This is just something I wrote almost two years ago, I think. It's relatively old, but I think it still has a valid message
Just when I thought I was safe, it turns out, I was far from it. Safety depends on who you trust, whether they trust you, and how much trust there is between the two of you. But years of experience taught me the worst enemy is inside yourself, taking you apart piece by piece without you ever noticing. Safety was relative, dependent on external factors you can’t control but in order to be able to weather the external factors, you have to defeat the enemy inside. Internal enemies can lie dormant for years, waiting for just the right moment to make an attack. The attacks themselves are small things, usually minor, nothing that would put you over the edge, but at the right time, they’re just the icing on the cake. A big frosted cake with the kind of frosting that‘s so sweet you can only take three bites before feeling slightly ill.
As solid and together as I appeared to be on the outside, I was just as destroyed and broken apart on the inside. Where my heart used to be was now a void that had destroyed every worthwhile emotion.
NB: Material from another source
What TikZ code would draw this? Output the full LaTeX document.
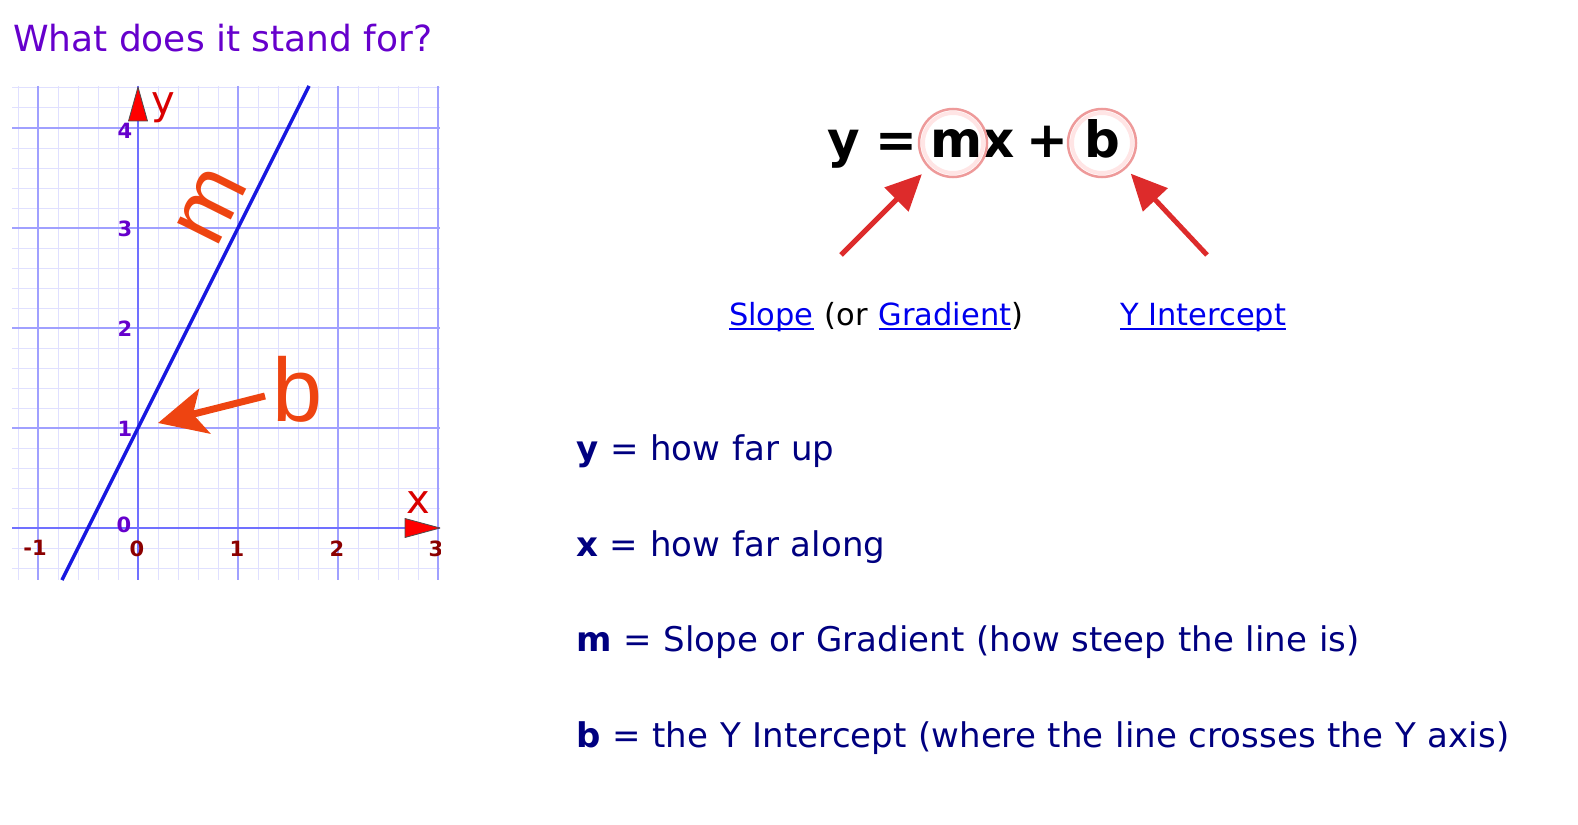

It was almost like lighting a match dropping it in a glass bottle and covering the tip. The flame dies and smoke fills the bottle, only a little at first, but it grows until you can’t see through the bottle because there’s too much smoke. In order to get the smoke out of the bottle you have to uncover the top and fill the bottle with oxygen, it’s the same concept to get rid of the enemy inside. You have to let it consume you, then once the feelings have settled, unlock yourself and let love, acceptance, confidence, and trust slowly replace the roiling emotions inside. It’s not easy and it’s definitely not painless, well, who said being safe meant being impervious to pain? It’s the pain that allows this process to be possible. And without it, I’d probably be six feet under, everything being my fault. And that’s the dangerous truth.